*WHAT TO WORK ON*
Repeat, exactly and only, the lines from the beginning of the data through the line with "Chart.register(...registerables);". Pictures are left out.

-- Start STORED DATA --

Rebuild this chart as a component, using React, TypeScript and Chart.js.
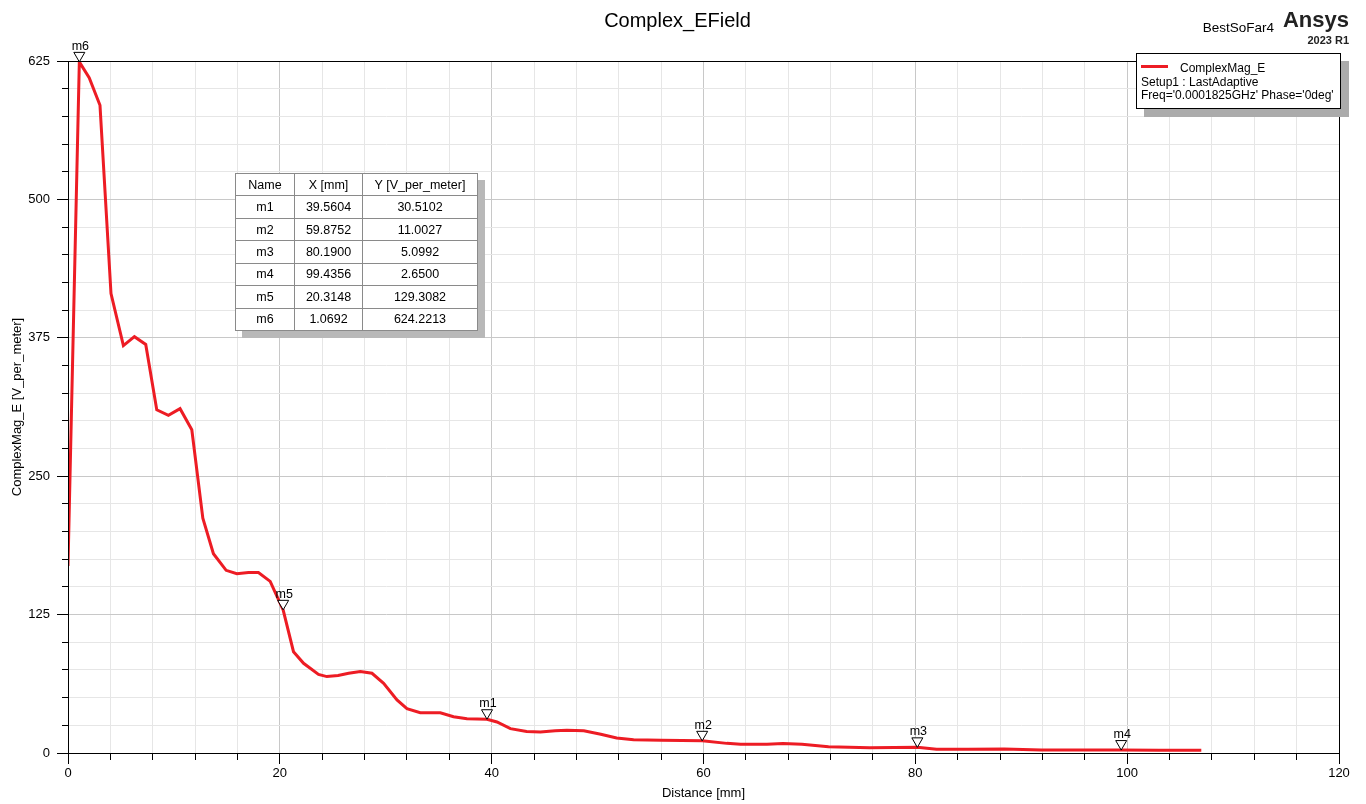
import React, { useEffect, useRef } from 'react';
import { Chart, registerables } from 'chart.js';

Chart.register(...registerables);

// ---- Data ----
const distanceMm = [0, 1.07, 2.0, 3.02, 4.06, 5.23, 6.27, 7.34, 8.38, 9.48, 10.58, 11.69, 12.73, 13.73, 14.93, 15.94, 17.04, 17.98, 19.09, 20.31, 21.29, 22.24, 23.65, 24.44, 25.5, 26.5, 27.6, 28.7, 29.8, 31.06, 32.0, 33.26, 35.15, 36.4, 37.67, 39.56, 40.5, 41.77, 43.3, 44.6, 46.0, 47.1, 48.7, 50.3, 51.8, 53.4, 56.0, 59.88, 62.2, 63.5, 66.0, 67.5, 69.3, 71.8, 75.7, 78.0, 80.19, 82.0, 85.0, 88.4, 91.9, 95.0, 99.44, 103.0, 107.0];
const complexMagE = [169, 624.2, 610, 585, 415, 368, 376, 369, 310, 305, 311, 292, 212, 180, 165, 162, 163, 163, 155, 129.3, 91.5, 81, 71, 69, 70, 72, 73.5, 72, 63, 48, 40, 36.4, 36.4, 32.8, 31, 30.5, 28, 22, 19.5, 19, 20, 20.5, 20, 17, 13.5, 12, 11.5, 11.0, 8.7, 8, 8, 8.5, 8, 5.7, 4.8, 5.0, 5.1, 3.3, 3.3, 3.6, 2.7, 2.7, 2.65, 2.5, 2.4];

const markerNames = ['m1', 'm2', 'm3', 'm4', 'm5', 'm6'];
const markerX = ['39.5604', '59.8752', '80.1900', '99.4356', '20.3148', '1.0692'];
const markerY = ['30.5102', '11.0027', '5.0992', '2.6500', '129.3082', '624.2213'];

const xMajorStep = 20;
const xMinorStep = 4;
const yMajorStep = 125;
const yMinorStep = 25;

const titleText = 'Complex_EField';
const xTitle = 'Distance [mm]';
const yTitle = 'ComplexMag_E [V_per_meter]';
const seriesName = 'ComplexMag_E';
const legendLines = ["Setup1 : LastAdaptive", "Freq='0.0001825GHz' Phase='0deg'"];
const tableHeader = ['Name', 'X [mm]', 'Y [V_per_meter]'];

const FONT = '"Liberation Sans", Arial, sans-serif';
const RED = 'rgb(237, 28, 36)';

const markerPlugin = {
  id: 'markerPlugin',
  afterDatasetsDraw(chart: any) {
    const { ctx, chartArea, scales } = chart;
    ctx.save();
    // frame
    ctx.strokeStyle = '#000';
    ctx.lineWidth = 1;
    ctx.strokeRect(Math.round(chartArea.left) + 0.5, Math.round(chartArea.top) + 0.5,
      Math.round(chartArea.right - chartArea.left), Math.round(chartArea.bottom - chartArea.top));
    // markers
    ctx.font = '12.5px ' + FONT;
    ctx.textAlign = 'center';
    ctx.textBaseline = 'alphabetic';
    for (let i = 0; i < markerNames.length; i++) {
      const px = scales.x.getPixelForValue(parseFloat(markerX[i]));
      const py = scales.y.getPixelForValue(parseFloat(markerY[i]));
      ctx.beginPath();
      ctx.moveTo(px - 5.5, py - 9.5);
      ctx.lineTo(px + 5.5, py - 9.5);
      ctx.lineTo(px, py);
      ctx.closePath();
      ctx.fillStyle = '#fff';
      ctx.fill();
      ctx.strokeStyle = '#000';
      ctx.lineWidth = 1;
      ctx.stroke();
      ctx.fillStyle = '#000';
      ctx.fillText(markerNames[i], px + 1, py - 12);
    }
    ctx.restore();
  },
};

export default function App() {
  const canvasRef = useRef<HTMLCanvasElement>(null);

  useEffect(() => {
    document.body.style.margin = '0';
    const canvas = canvasRef.current;
    if (!canvas) return;
    const chart = new Chart(canvas, {
      type: 'line',
      data: {
        datasets: [
          {
            label: seriesName,
            data: distanceMm.map((x, i) => ({ x, y: complexMagE[i] })),
            borderColor: RED,
            backgroundColor: RED,
            borderWidth: 3,
            pointRadius: 0,
            tension: 0,
            fill: false,
          },
        ],
      },
      options: {
        animation: false,
        responsive: true,
        maintainAspectRatio: false,
        layout: { padding: { top: 61, right: 27, left: 0, bottom: 0 } },
        plugins: {
          legend: { display: false },
          tooltip: { enabled: false },
          title: { display: false },
        },
        scales: {
          x: {
            type: 'linear',
            min: 0,
            max: 120,
            afterFit: (s: any) => {
              s.height = 51;
              s.paddingLeft = 0;
              s.paddingRight = 0;
            },
            ticks: {
              stepSize: xMinorStep,
              autoSkip: false,
              maxRotation: 0,
              padding: 2,
              color: '#000',
              font: { family: FONT, size: 13 },
              callback: (v: any) => (Number(v) % xMajorStep === 0 ? String(v) : ''),
            },
            grid: {
              color: (c: any) => (c.tick && c.tick.value % xMajorStep === 0 ? '#c8c8c8' : '#e6e6e6'),
              tickColor: '#000',
              tickLength: 11,
              tickBorderDash: (c: any) => (c.tick && c.tick.value % xMajorStep === 0 ? [] : [6, 100]),
            },
            border: { display: true, color: '#000', width: 1 },
            title: {
              display: true,
              text: xTitle,
              color: '#000',
              font: { family: FONT, size: 13 },
              padding: { top: 0, bottom: 3 },
            },
          },
          y: {
            type: 'linear',
            min: 0,
            max: 625,
            afterFit: (s: any) => {
              s.width = 68;
              s.paddingTop = 0;
              s.paddingBottom = 0;
            },
            ticks: {
              stepSize: yMinorStep,
              autoSkip: false,
              padding: 7,
              color: '#000',
              font: { family: FONT, size: 13 },
              callback: (v: any) => (Number(v) % yMajorStep === 0 ? String(v) : ''),
            },
            grid: {
              color: (c: any) => (c.tick && c.tick.value % yMajorStep === 0 ? '#c8c8c8' : '#e6e6e6'),
              tickColor: '#000',
              tickLength: 11,
              tickBorderDash: (c: any) => (c.tick && c.tick.value % yMajorStep === 0 ? [] : [0, 5, 6, 100]),
            },
            border: { display: true, color: '#000', width: 1 },
            title: {
              display: true,
              text: yTitle,
              color: '#000',
              font: { family: FONT, size: 13 },
              padding: { top: 10, bottom: 0 },
            },
          },
        },
      },
      plugins: [markerPlugin],
    } as any);
    return () => chart.destroy();
  }, []);

  const cell: React.CSSProperties = {
    border: '1px solid #8a8a8a',
    textAlign: 'center',
    padding: 0,
    height: 21.4,
  };

  return (
    <div style={{ position: 'relative', width: 1366, height: 804, fontFamily: FONT, color: '#000', background: '#fff', overflow: 'hidden' }}>
      <div style={{ position: 'absolute', inset: 0 }}>
        <canvas ref={canvasRef} />
      </div>
      <div style={{ position: 'absolute', left: 0, width: 1355, top: 8, textAlign: 'center', fontSize: 20, lineHeight: '24px' }}>
        {titleText}
      </div>
      <div style={{ position: 'absolute', right: 92, top: 20, fontSize: 13.5, lineHeight: '16px' }}>BestSoFar4</div>
      <div style={{ position: 'absolute', right: 17, top: 7, fontSize: 22, fontWeight: 'bold', lineHeight: '26px', color: '#222' }}>Ansys</div>
      <div style={{ position: 'absolute', right: 17, top: 34, fontSize: 11, fontWeight: 'bold', lineHeight: '12px', color: '#222' }}>2023 R1</div>

      {/* Legend */}
      <div style={{ position: 'absolute', left: 1136, top: 53, width: 203, height: 54, border: '1px solid #000', background: '#fff', boxShadow: '8px 8px 0 #ababab', fontSize: 12, lineHeight: '13.5px', whiteSpace: 'nowrap' }}>
        <div style={{ position: 'absolute', left: 4, top: 11, width: 27, height: 2.5, background: RED }} />
        <div style={{ position: 'absolute', left: 43, top: 7.5 }}>{seriesName}</div>
        {legendLines.map((t, i) => (
          <div key={i} style={{ position: 'absolute', left: 4, top: 21.5 + i * 13.4 }}>{t}</div>
        ))}
      </div>

      {/* Marker table */}
      <table style={{ position: 'absolute', left: 235, top: 173, width: 242, height: 158, borderCollapse: 'collapse', border: '1px solid #222', background: '#fff', boxShadow: '7px 7px 0 #b8b8b8', fontSize: 12.5, tableLayout: 'fixed' }}>
        <colgroup>
          <col style={{ width: 59 }} />
          <col style={{ width: 68 }} />
          <col style={{ width: 115 }} />
        </colgroup>
        <tbody>
          <tr>
            {tableHeader.map((h, i) => (
              <td key={i} style={cell}>{h}</td>
            ))}
          </tr>
          {markerNames.map((n, i) => (
            <tr key={n}>
              <td style={cell}>{n}</td>
              <td style={cell}>{markerX[i]}</td>
              <td style={cell}>{markerY[i]}</td>
            </tr>
          ))}
        </tbody>
      </table>
    </div>
  );
}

-- End STORED DATA --

*FINAL RESULT*
Rebuild this chart as a component, using React, TypeScript and Chart.js.
import React, { useEffect, useRef } from 'react';
import { Chart, registerables } from 'chart.js';

Chart.register(...registerables);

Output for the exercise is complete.